Ask the Doctor: aspirin, sprained or bruised hand and behavior medication

Dr. Rob Riley joins us each week from the South Bend Clinic. Here are his responses from July 23rd.

Vicky: I'm over 50 now. Should I be taking an aspirin every day for my health?

Aspirin interferes with normal clotting in the body. This may help to reduce one's risks for heart attacks and strokes. But we also know this affect can increase one's risk for serious bleeding, particularly bleeding in the stomach and intestines. So the challenge for science has been to figure out this balance between potential benefits and potential harms. Unfortunately, several studies published in the past year have shown the benefits to be less than we previously thought for most people. So the recommendations now are for people to be on daily aspirin only if they're at high risk for heart attacks and strokes, such as people who have had a heart attack in the past, for example. But this really needs to be individualized. So, talk to your doctor about your risk for these events as well as your risk for bleeding complications to arrive at the best answer for you.

Nicole: Yesterday I hurt my hand and heard a loud crack. I've been icing it and have a brace on. Could it be sprained or just badly bruised? It feels better today.

Well, yes, it could be sprained, bruised, or there could be a fracture. Ice and bracing could help it to feel better regardless of the cause, so our viewer's done a good job with initial management. But the fact that things seem better today doesn't rule out the possibility of a broken bone. It's particularly important to diagnose and properly treat injuries in the hands and wrists because we rely so heavily on their function in our daily lives. Hearing a crack associated with an injury is not typical of an injury that's just a bruise, so I think it's best for our viewer to get this checked out. Your doctor may recommend an x-ray to determine if anything's broken and to make sure you get the best care for this injury.

Bryana: Is it good to stop and start behavior medication on a normal basis—say don't take it one day but take it the next and so on?

It would really be helpful to know which particular medication our viewer is talking about here, but in general, most of the medications used for conditions like depression, anxiety, and attention deficit disorder are designed to be taken every single day.
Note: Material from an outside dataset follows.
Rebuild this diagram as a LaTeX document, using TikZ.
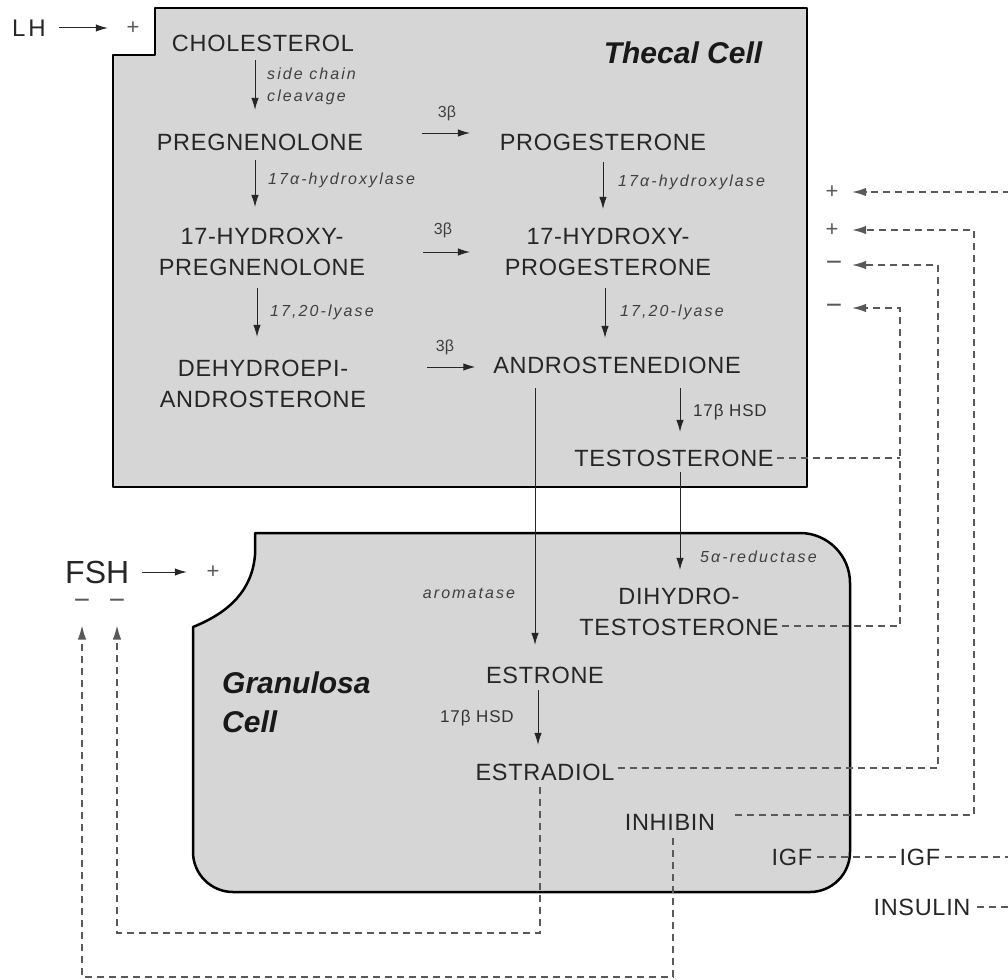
\documentclass[tikz,border=0pt]{standalone}
\usepackage{fontspec}
\setmainfont{Liberation Sans}
\usetikzlibrary{arrows.meta}
\tikzset{
  cellbox/.style={fill=black!16, draw=black, line width=2.5pt, line join=round},
  hor/.style={font=\fontsize{23.5}{31}\selectfont\addfontfeature{LetterSpace=3}, inner sep=0pt, text=black!85, align=center},
  enz/.style={font=\fontsize{16}{22}\selectfont\itshape\addfontfeature{LetterSpace=13}, inner sep=0pt, anchor=west, text=black!75, align=left},
  hsd/.style={font=\fontsize{17}{20}\selectfont\addfontfeature{LetterSpace=5}, inner sep=0pt, anchor=west, text=black!80},
  betalab/.style={font=\fontsize{16}{17}\selectfont, inner sep=0pt, text=black!75},
  celltitle/.style={font=\fontsize{30}{39}\selectfont\bfseries\itshape, inner sep=0pt, text=black!90},
  plussign/.style={font=\fontsize{22}{22}\selectfont, inner sep=0pt, text=black!65, text height=13.2pt, text depth=-2.2pt},
  minussign/.style={font=\fontsize{28}{28}\selectfont, inner sep=0pt, text=black!65, text height=12.6pt, text depth=-4.8pt},
  arr/.style={-{Latex[length=12pt,width=7.5pt]}, line width=1pt, draw=black!85},
  dsh/.style={dash pattern=on 7pt off 5pt, line width=1.2pt, draw=black!65},
  dtip/.style={-{Latex[length=14pt,width=8.5pt]}},
}
\begin{document}
\begin{tikzpicture}[x=1pt,y=-1pt]
\useasboundingbox (0,0) rectangle (1008,979);
% cells
\path[cellbox] (155,8) -- (807,8) -- (807,487) -- (113,487) -- (113,55) -- (155,55) -- cycle;
\path[cellbox] (255,533) -- (800,533) .. controls (827.6,533) and (850,555.4) .. (850,583)
  -- (850,852) .. controls (850,874) and (832,892) .. (810,892)
  -- (233,892) .. controls (211,892) and (193,874) .. (193,852)
  -- (193,627) .. controls (230,612) and (252,590) .. (255,555) -- cycle;

% titles
\node[celltitle] (thecal) at (683,53) {Thecal Cell};
\node[celltitle, anchor=west, align=left] (gran) at (222,702) {Granulosa\\Cell};

% steroids
\node[hor] (chol) at (263,43) {CHOLESTEROL};
\node[hor] (preg) at (260,142) {PREGNENOLONE};
\node[hor] (prog) at (603,142) {PROGESTERONE};
\node[hor] (hpreg) at (262,252) {17-HYDROXY-\\PREGNENOLONE};
\node[hor] (hprog) at (608,252) {17-HYDROXY-\\PROGESTERONE};
\node[hor] (dhea) at (263,383.5) {DEHYDROEPI-\\ANDROSTERONE};
\node[hor] (andro) at (617,365) {ANDROSTENEDIONE};
\node[hor] (testo) at (674,458) {TESTOSTERONE};
\node[hor] (dht) at (679,612) {DIHYDRO-\\TESTOSTERONE};
\node[hor] (estrone) at (545,675) {ESTRONE};
\node[hor] (estradiol) at (545,772) {ESTRADIOL};
\node[hor] (inhibin) at (670,822) {INHIBIN};
\node[hor] (igfin) at (792,857) {IGF};
\node[hor] (igfout) at (920,857) {IGF};
\node[hor] (insulin) at (922,907) {INSULIN};

% enzyme labels
\node[enz] (l1) at (267,86) {side chain\\cleavage};
\node[enz] (l2) at (268,180) {17α-hydroxylase};
\node[enz] (l3) at (618,182) {17α-hydroxylase};
\node[enz] (l4) at (270,312) {17,20-lyase};
\node[enz] (l5) at (620,312) {17,20-lyase};
\node[enz, anchor=center] (l6) at (469,593) {aromatase};
\node[enz] (l7) at (700,557) {5α-reductase};
\node[hsd] (l8) at (693,412) {17β HSD};
\node[hsd] (l9) at (440,718) {17β HSD};
\node[betalab] (b1) at (447,113) {3β};
\node[betalab] (b2) at (443,230) {3β};
\node[betalab] (b3) at (445,347) {3β};

% hormones outside
\node[hor, anchor=west, font=\fontsize{24}{26}\selectfont\addfontfeature{LetterSpace=12}] (lh) at (12,28) {LH};
\node[plussign] (lhp) at (133,28) {+};
\node[hor, anchor=west, font=\fontsize{32}{34}\selectfont] (fsh) at (65,572) {FSH};
\node[plussign] (fshp) at (213,572) {+};
\node[minussign] (fm1) at (82,603) {−};
\node[minussign] (fm2) at (117,603) {−};
\node[plussign] (p1) at (832,192) {+};
\node[plussign] (p2) at (832,230) {+};
\node[minussign] (m3) at (834,265) {−};
\node[minussign] (m4) at (834,308) {−};

% bend points
\coordinate (c4) at (900,308);
\coordinate (c3) at (938,265);
\coordinate (c2) at (974,230);
\coordinate (e1) at (1010,192);
\coordinate (e5) at (1010,857);
\coordinate (e6) at (1010,907);
\coordinate (c7) at (117,933);
\coordinate (c8) at (82,977);

% solid arrows
\draw[arr, shorten <=13.5pt, shorten >=18.6pt] (lh.east) -- (lhp.west);
\draw[arr, shorten <=13pt, shorten >=19.6pt] (fsh.east) -- (fshp.west);
\draw[arr, shorten <=8.6pt, shorten >=23.6pt] ([xshift=-8pt]chol.south) -- ([xshift=-8pt]chol.south |- preg.north);
\draw[arr, shorten <=9.6pt, shorten >=21pt] ([xshift=-5pt]preg.south) -- ([xshift=-5pt]preg.south |- hpreg.north);
\draw[arr, shorten <=11.6pt, shorten >=19pt] (prog.south) -- (prog.south |- hprog.north);
\draw[arr, shorten <=12pt, shorten >=22.6pt] ([xshift=-5pt]hpreg.south) -- ([xshift=-5pt]hpreg.south |- dhea.north);
\draw[arr, shorten <=12pt, shorten >=18.6pt] ([xshift=-3pt]hprog.south) -- ([xshift=-3pt]hprog.south |- andro.north);
\draw[arr, shorten <=58.5pt, shorten >=29.8pt] ([yshift=9pt]preg.east) -- ([yshift=9pt]prog.west);
\draw[arr, shorten <=57.5pt, shorten >=34.8pt] (hpreg.east) -- (hprog.west);
\draw[arr, shorten <=60.5pt, shorten >=17.7pt] ([yshift=16.5pt]dhea.east) -- ([yshift=16.5pt]dhea.east -| andro.west);
\draw[arr, shorten <=14.6pt, shorten >=17.6pt] ([xshift=63pt]andro.south) -- ([xshift=63pt]andro.south |- testo.north);
\draw[arr, shorten <=14.6pt, shorten >=21.6pt] ([xshift=-82pt]andro.south) -- ([xshift=-82pt]andro.south |- estrone.north);
\draw[arr, shorten <=5.6pt, shorten >=18.1pt] ([xshift=6pt]testo.south) -- ([xshift=6pt]testo.south |- dht.north);
\draw[arr, shorten <=6.6pt, shorten >=18.6pt] ([xshift=-7pt]estrone.south) -- ([xshift=-7pt]estrone.south |- estradiol.north);

% dashed feedback
\draw[dsh, shorten <=3pt] (testo.east) -- (testo.east -| c4);
\draw[dsh, dtip, shorten <=3pt, shorten >=9.8pt] ([yshift=-14pt]dht.east) -| (c4) -- (m4);
\draw[dsh, dtip, shorten <=3pt, shorten >=9.8pt] ([yshift=4pt]estradiol.east) -| (c3) -- (m3);
\draw[dsh, dtip, shorten <=20pt, shorten >=13.6pt] ([yshift=7pt]inhibin.east) -| (c2) -- (p2);
\draw[dsh, dtip, shorten >=13.6pt] (e1) -- (p1);
\draw[dsh, shorten <=4pt, shorten >=4pt] (igfin.east) -- (igfout.west);
\draw[dsh, shorten <=4pt] (igfout.east) -- (e5);
\draw[dsh, shorten <=6pt] (insulin.east) -- (e6);
\draw[dsh, dtip, shorten <=6pt, shorten >=16pt] ([xshift=-5pt]estradiol.south) |- (c7) -- (fm2);
\draw[dsh, dtip, shorten <=8pt, shorten >=16pt] ([xshift=3pt]inhibin.south) |- (c8) -- (fm1);
\end{tikzpicture}
\end{document}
Most of these medications take some time to achieve their full effect, so taking them every day is important for that to happen. There are some medications for anxiety disorders that are designed to be taken as needed when people experience that symptom, but the science has shown us that that's not the most effective approach for most people with this condition so those medications are not used so much anymore. So, as always, the best approach is to stay in touch with your doctor and take any prescription medications exactly as they've been prescribed.